33.29 – Sutcliffe and Mary Ann Thomas

This couple died many years and many, many miles apart! What’s their story?

Sutcliffe Thomas was born in September 1825. His parents Richard and Hannah, of Wadsworth, baptised him and his brother John at Longfield Wesleyan Chapel some time later. Sutcliffe apprenticed as a plasterer and in 1841 was found living with his (maternal) aunt and uncle, likely because of said apprenticeship. Between 1841 and 1851 Richard died, and in 1851 Hannah is living with her also-widowed sister Grace Pilling and the Thomas children. Also living there is Margaret (Robinson) Thomas – she and Sutcliffe had gotten married in 1850. Everyone apart from the five year old is at work, not uncommon in a household headed by two widows. Every penny would have counted. Interestingly, Margaret’s occupation in 1871 is given as “plasterer’s wife”!

Sutcliffe worked hard and by 1871 was employing two men underneath him according to the census, but he and Margaret had no children. They have a nephew of Margaret’s and a lodger living with them at 5 West Street, and just next door at number 6 is his brother Richard and his family as well as mother Hannah. In 1875 Margaret passed away. Sutcliffe soon remarried Mary Ann Wilkinson, both listed as widower and widow on their marriage certificate.

Mary Ann Wilkinson was herself Mary Ann Holmes, once. She was born in 1846 in Rastrick to Henry and Nancy Holmes but the family soon moved down to Fixby, where Henry himself had been born. Henry was a “farmer and market gardener” according to the 1861 Census. At some point the family went back again to the Rastrick area and Mary Ann married John Wilkinson, a railway porter, in May 1870. This was either not long before or not long after their daughter and only child together, Martha Hannah, was born (her birth was registered in the April-May-June quarter of 1870). Their marriage was a short one; John died in June 1872, only 26 years old. Even more sadly, that was not Mary Ann’s first loss that year; Martha Hannah died in October.

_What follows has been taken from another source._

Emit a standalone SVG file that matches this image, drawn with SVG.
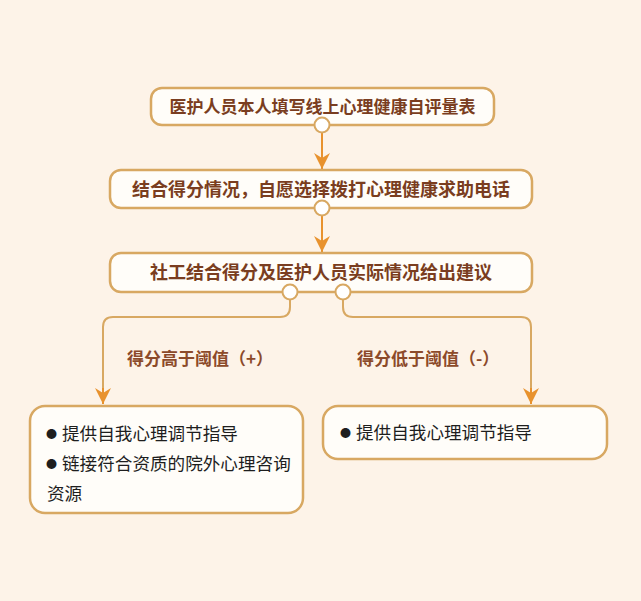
<svg xmlns="http://www.w3.org/2000/svg" width="641" height="601" viewBox="0 0 641 601">
  <style>
    .box { fill: #fffdf9; stroke: #d8a862; stroke-width: 2.5; }
    .dot { fill: #ffffff; stroke: #d8a862; stroke-width: 2; }
    .title { font-family: "Noto Sans CJK SC", "Noto Sans", sans-serif; font-weight: bold; fill: #7a3d20; text-anchor: middle; }
    .label { font-family: "Noto Sans CJK SC", "Noto Sans", sans-serif; font-weight: bold; font-size: 17px; fill: #8c4a2a; }
    .item { font-family: "Noto Sans CJK SC", "Noto Sans", sans-serif; font-size: 17.6px; fill: #1e1e1e; }
    .bullet { font-size: 11px; }
    .main { fill: none; stroke: #e8922e; stroke-width: 2; }
    .branch { fill: none; stroke: #d8a862; stroke-width: 2; }
  </style>
  <defs>
    <marker id="arrow" markerUnits="userSpaceOnUse" markerWidth="18" markerHeight="16" refX="16" refY="8" orient="auto" viewBox="0 0 18 16">
      <path d="M0,0 L16,8 L0,16 L5,8 Z" fill="#e8922e"/>
    </marker>
  </defs>
  <rect x="0" y="0" width="641" height="601" fill="#fdf3e8"/>

  <g id="connectors">
    <path class="main" d="M322,133 V169" marker-end="url(#arrow)"/>
    <path class="main" d="M322,216 V252" marker-end="url(#arrow)"/>
    <path class="branch" d="M290,299 V307 Q290,317 280,317 H113 Q103,317 103,327 V390"/>
    <path class="main" d="M103,388 V404" marker-end="url(#arrow)"/>
    <path class="branch" d="M343,299 V307 Q343,317 353,317 H521 Q531,317 531,327 V390"/>
    <path class="main" d="M531,388 V404" marker-end="url(#arrow)"/>
  </g>

  <g id="node-self-assess">
    <rect class="box" x="151" y="88" width="343" height="37" rx="11"/>
    <text class="title" x="322.5" y="112.5" font-size="17">医护人员本人填写线上心理健康自评量表</text>
    <circle class="dot" cx="322" cy="125" r="7.5"/>
  </g>

  <g id="node-hotline">
    <rect class="box" x="110" y="170" width="422" height="38" rx="11"/>
    <text class="title" x="321" y="195.5" font-size="18">结合得分情况，自愿选择拨打心理健康求助电话</text>
    <circle class="dot" cx="322" cy="208" r="7.5"/>
  </g>

  <g id="node-social-worker">
    <rect class="box" x="110" y="253" width="422" height="39" rx="11"/>
    <text class="title" x="321" y="279" font-size="18">社工结合得分及医护人员实际情况给出建议</text>
    <circle class="dot" cx="290" cy="292" r="7.5"/>
    <circle class="dot" cx="343" cy="292" r="7.5"/>
  </g>

  <g id="label-high">
    <text class="label" x="127" y="365">得分高于阈值（+）</text>
  </g>
  <g id="label-low">
    <text class="label" x="357" y="365">得分低于阈值（-）</text>
  </g>

  <g id="node-high">
    <rect class="box" x="30" y="406" width="273" height="107" rx="15"/>
    <text class="item">
      <tspan class="bullet" x="46" y="438">●</tspan><tspan x="62" y="440">提供自我心理调节指导</tspan>
      <tspan class="bullet" x="46" y="468">●</tspan><tspan x="62" y="470">链接符合资质的院外心理咨询</tspan>
      <tspan x="47" y="500">资源</tspan>
    </text>
  </g>

  <g id="node-low">
    <rect class="box" x="323" y="406" width="284" height="53" rx="15"/>
    <text class="item">
      <tspan class="bullet" x="340" y="437">●</tspan><tspan x="356" y="439">提供自我心理调节指导</tspan>
    </text>
  </g>
</svg>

After Sutcliffe and Mary Ann married, they started their own, possibly much longed for on both sides family. Three children followed – Annie, Ben and Clara. Although this marriage lasted longer than Mary Ann’s last one it was still cut short, because in 1888, Sutcliffe died suddenly during the night. His death warranted a brief notice in the newspaper, stating that he “retired to bed in his usual health” but became sick in the night, and although a doctor was called he passed away around 4am.

The family carried on as best they could, but clearly at some point at least one member of the family decided that they needed to do something different. We don’t know precisely how, but Mary Ann, Ben, and Annie ended up in Canada. They emigrated in 1907 and ended up at Port Arthur, Ontario. Annie married a fellow Englishman who had been there for a little longer, Henry Thomas Hill. Ben stayed a bachelor until 1934 when he married Bridget Mary Murray, a widow. And Mary Ann carried on in a new setting.

Mary Ann died in 1936, with her death certificate listing her cause of death as senility. The informant was her daughter Annie Hill. Clara, who had stayed behind and married boot repairer Thomas Ogden, will have been the one who made sure her mother’s name, if nothing else, was put alongside Sutcliffe’s.

This grave required a little bit of research legwork as an error was made in the transcription of the sexton’s book, with Mary Ann’s burial being given as 1946 rather than 1936. There was indeed a Mary Ann Thomas buried at Christ Church in 1946, but she’s a different woman altogether.